(Data for this exercise):

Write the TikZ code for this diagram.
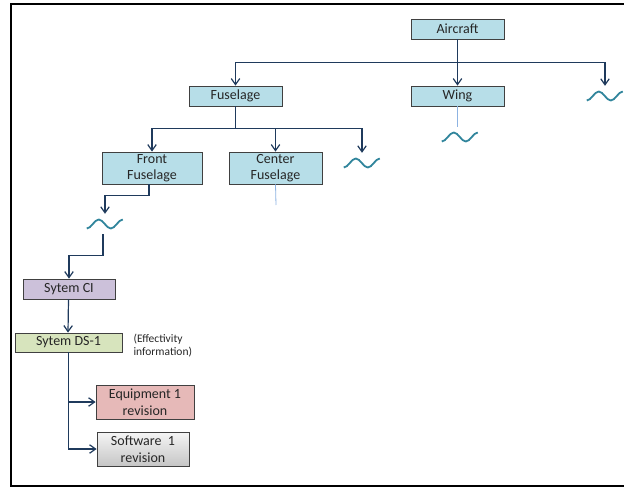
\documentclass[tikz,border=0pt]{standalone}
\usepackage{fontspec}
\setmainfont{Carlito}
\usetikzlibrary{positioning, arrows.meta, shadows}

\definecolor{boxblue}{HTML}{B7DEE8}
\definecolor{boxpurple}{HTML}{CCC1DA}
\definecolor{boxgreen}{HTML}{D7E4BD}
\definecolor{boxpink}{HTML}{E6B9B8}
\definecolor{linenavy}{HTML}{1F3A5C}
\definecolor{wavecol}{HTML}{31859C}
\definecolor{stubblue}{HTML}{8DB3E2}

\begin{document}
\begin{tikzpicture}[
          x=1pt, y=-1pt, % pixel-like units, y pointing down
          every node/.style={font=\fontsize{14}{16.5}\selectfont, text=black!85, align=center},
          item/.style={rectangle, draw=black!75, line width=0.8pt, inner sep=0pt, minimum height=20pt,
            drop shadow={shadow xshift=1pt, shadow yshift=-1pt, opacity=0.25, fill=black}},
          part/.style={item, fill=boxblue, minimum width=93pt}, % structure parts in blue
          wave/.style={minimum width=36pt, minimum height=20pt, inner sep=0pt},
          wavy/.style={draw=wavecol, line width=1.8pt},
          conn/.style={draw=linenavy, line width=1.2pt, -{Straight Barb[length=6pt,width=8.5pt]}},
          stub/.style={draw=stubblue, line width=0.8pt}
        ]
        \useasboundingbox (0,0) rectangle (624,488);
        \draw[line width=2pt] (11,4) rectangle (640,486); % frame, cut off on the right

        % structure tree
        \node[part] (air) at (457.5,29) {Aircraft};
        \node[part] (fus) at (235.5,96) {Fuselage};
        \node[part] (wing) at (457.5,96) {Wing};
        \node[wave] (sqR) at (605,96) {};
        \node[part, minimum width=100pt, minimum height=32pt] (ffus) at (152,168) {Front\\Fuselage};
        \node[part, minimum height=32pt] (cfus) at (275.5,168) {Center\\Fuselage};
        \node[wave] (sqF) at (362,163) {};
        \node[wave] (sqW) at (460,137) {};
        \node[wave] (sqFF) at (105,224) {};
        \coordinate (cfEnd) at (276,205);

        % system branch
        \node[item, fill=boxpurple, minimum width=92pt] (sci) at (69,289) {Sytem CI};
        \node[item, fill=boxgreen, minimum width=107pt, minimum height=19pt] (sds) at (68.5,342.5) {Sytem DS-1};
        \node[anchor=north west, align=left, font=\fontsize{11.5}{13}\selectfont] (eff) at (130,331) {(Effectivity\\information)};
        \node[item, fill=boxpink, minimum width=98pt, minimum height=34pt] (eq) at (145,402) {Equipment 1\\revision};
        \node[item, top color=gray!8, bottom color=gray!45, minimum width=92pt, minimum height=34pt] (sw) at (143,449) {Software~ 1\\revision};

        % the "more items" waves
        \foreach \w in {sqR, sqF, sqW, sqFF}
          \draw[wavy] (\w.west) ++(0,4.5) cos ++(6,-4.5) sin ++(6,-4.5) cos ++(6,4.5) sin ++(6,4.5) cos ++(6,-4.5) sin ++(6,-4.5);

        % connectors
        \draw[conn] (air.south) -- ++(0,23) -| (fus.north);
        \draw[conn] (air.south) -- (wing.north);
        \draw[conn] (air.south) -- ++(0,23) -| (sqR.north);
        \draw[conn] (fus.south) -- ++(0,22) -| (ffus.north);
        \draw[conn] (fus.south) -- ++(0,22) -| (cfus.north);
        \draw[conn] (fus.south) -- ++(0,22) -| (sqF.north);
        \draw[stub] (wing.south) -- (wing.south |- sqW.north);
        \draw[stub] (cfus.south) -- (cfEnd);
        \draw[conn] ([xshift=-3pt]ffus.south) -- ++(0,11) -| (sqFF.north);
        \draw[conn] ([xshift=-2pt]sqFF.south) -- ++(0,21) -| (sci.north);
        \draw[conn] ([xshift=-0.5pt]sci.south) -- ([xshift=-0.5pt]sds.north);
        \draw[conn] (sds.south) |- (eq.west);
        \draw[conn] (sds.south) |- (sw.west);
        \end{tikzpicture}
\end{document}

* * *

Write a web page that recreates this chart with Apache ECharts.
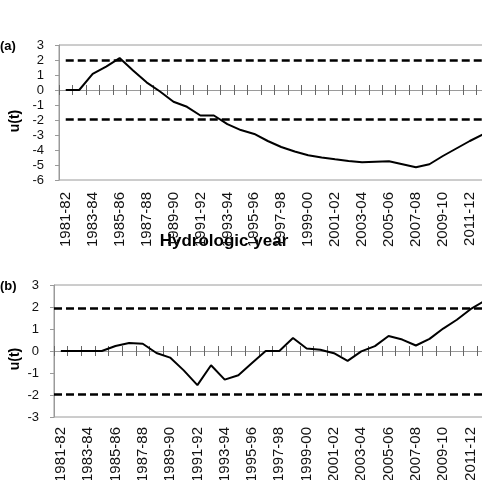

(What you need to do):
Work out how many lines in the records above hold the string "Write", then give only that count.

(Correct response):
2